A total utility formula will include utils. Utils are typically relative and assigned a base value. Economists usually analyze utils across a spectrum to provide a comparative analysis of the amount of util or satisfaction gained from a unit of consumption. An assigned base value for utils is needed because theoretically there is no real value for utility satisfaction in general.
To find total utility economists use the following basic total utility formula:
TU = U1 + MU2 + MU3 …
TU = Total Utility
U = Utility
MU = Marginal Utility
The total utility is equal to the sum of utils gained from each unit of consumption. In the equation, each unit of consumption is expected to have slightly less utility as more units are consumed.
Economic theory regarding consumer activities suggests that the primary goal of the consumer is to achieve the largest amount of utility for the least amount of cost. This is partly due to the limited amount of funds a person may possess, as well as a desire to achieve as much satisfaction from the consumption of goods and services as possible.
For example, if a consumer is presented with two purchasing options with the same financial cost, and neither option is more necessary or functional than the other, the consumer will choose the good or service that provides the most utility for the money.
John is hungry and decides to eat a chocolate bar. His total utility from eating one chocolate bar is 20 utils. He is still hungry so he eats another chocolate bar, where his total utility is 25 utils. John is still hungry and has two more chocolate bars. The third chocolate bar has a total utility of 27 utils, and the fourth has a total utility of 24 utils. This is best represented in the table below.
With each additional chocolate bar, John's total utility increases, until it reaches its max at three chocolate bars. With the fourth chocolate bar, John's total utility decreases. This can be understood with marginal utility; the utility that John derives from each additional chocolate bar.
With every additional chocolate bar after the first, John's marginal utility is decreasing, meaning that he is deriving less satisfaction from another chocolate bar. This makes sense as he is getting more full with each bar. After the third bar, his marginal utility is negative, meaning he is deriving no satisfaction and in fact is made worse off; perhaps feeling sick after consuming so much chocolate and sugar.

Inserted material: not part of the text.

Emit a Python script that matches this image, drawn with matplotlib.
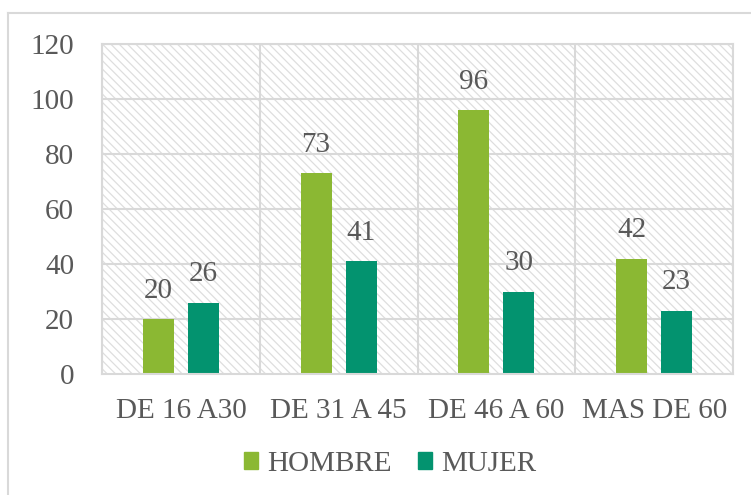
import matplotlib.pyplot as plt
import numpy as np
from matplotlib.patches import Rectangle, Patch
from matplotlib.lines import Line2D

# data
categories = ["DE 16 A30", "DE 31 A 45", "DE 46 A 60", "MAS DE 60"]
hombre = [20, 73, 96, 42]
mujer = [26, 41, 30, 23]

c_hombre = '#8BB833'
c_mujer = '#03936F'
grid_c = '#d9d9d9'
text_c = '#595959'

plt.rcParams['font.family'] = ['Liberation Serif', 'DejaVu Serif']
plt.rcParams['hatch.linewidth'] = 0.9

W, H = 751, 495
fig = plt.figure(figsize=(W / 100, H / 100), dpi=100)
ax = fig.add_axes([102 / W, (H - 374) / H, (733 - 102) / W, (374 - 44) / H])

# hatched plot-area background
bg = Rectangle((0, 0), 1, 1, transform=ax.transAxes, facecolor='white',
               edgecolor='#dedede', linewidth=0, hatch='\\\\\\\\', zorder=0)
ax.add_patch(bg)

x = np.arange(len(categories))
w = 0.197
off = 0.143
b1 = ax.bar(x - off, hombre, w, color=c_hombre, zorder=3)
b2 = ax.bar(x + off, mujer, w, color=c_mujer, zorder=3)

for bars in (b1, b2):
    for b in bars:
        h = b.get_height()
        ax.annotate(f'{h:.0f}', (b.get_x() + b.get_width() / 2, h),
                    xytext=(0, 11), textcoords='offset points',
                    ha='center', va='bottom', fontsize=21, color=text_c, zorder=4)

ax.set_xlim(-0.5, 3.5)
ax.set_ylim(0, 120)
ax.set_yticks(range(0, 121, 20))
ax.set_xticks(x)
ax.set_xticklabels(categories)
ax.tick_params(axis='both', length=0, labelsize=21, labelcolor=text_c)
ax.tick_params(axis='y', pad=20)
ax.tick_params(axis='x', pad=17)

for yv in range(20, 121, 20):
    ax.axhline(yv, color=grid_c, lw=1.5, zorder=1)
for xv in np.arange(-0.5, 3.6, 1):
    ax.axvline(xv, color=grid_c, lw=1.5, zorder=1)
for s in ax.spines.values():
    s.set_color(grid_c)
    s.set_linewidth(1.5)
ax.spines['bottom'].set_zorder(5)

handles = [Patch(color=c_hombre), Patch(color=c_mujer)]
fig.legend(handles, ['HOMBRE', 'MUJER'], loc='center',
           bbox_to_anchor=(390 / W, (H - 464) / H), ncol=2, frameon=False,
           fontsize=21, labelcolor=text_c, handlelength=0.5, handleheight=0.5,
           handletextpad=0.3, columnspacing=0.9)

# outer chart border (partly cropped in the original)
fig.add_artist(Line2D([8 / W, 1], [(H - 13) / H, (H - 13) / H], color=grid_c, lw=1.5))
fig.add_artist(Line2D([8 / W, 8 / W], [0, (H - 13) / H], color=grid_c, lw=1.5))

fig.savefig('out.png', dpi=100)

Total utility is the aggregate satisfaction that an individual receives from consuming a specific quantity of a good or service.
While total utility measures the aggregate satisfaction an individual receives from the consumption of a specific quantity of a good or service, marginal utility is the satisfaction an individual receives from consuming one additional unit of a good or service. If marginal utility is positive then total utility will increase. Once marginal utility is negative, then total utility will decrease.
The basic formula to calculate total utility is as follows:
TU = U1 + MU2 + MU3 …
TU = Total Utility
U = Utility
MU = Marginal Utility
Marginal utility is calculated as follows:
MU = Change in Total Utility / Change in Units
Total utility does not always increase. When marginal utility is negative, then total utility will decrease. This means that an individual does not derive any satisfaction from the consumption of an additional unit of a good or service and is worse off by doing so.
Utility measures the satisfaction an individual receives from the consumption of a good or service. Total utility measures the total satisfaction from a specific quantity of goods or services. Total utility operates hand in hand with marginal utility, which measures the additional satisfaction received from the consumption of a good or service. As long as marginal utility is positive, total utility will increase. Once marginal utility is negative, then total utility will decrease.
Economists aim to study total utility and marginal utility to understand consumer behavior. Consumer behavior helps to predict the demand for goods and services, which impacts supply and their prices; all key metrics of analyzing an economy.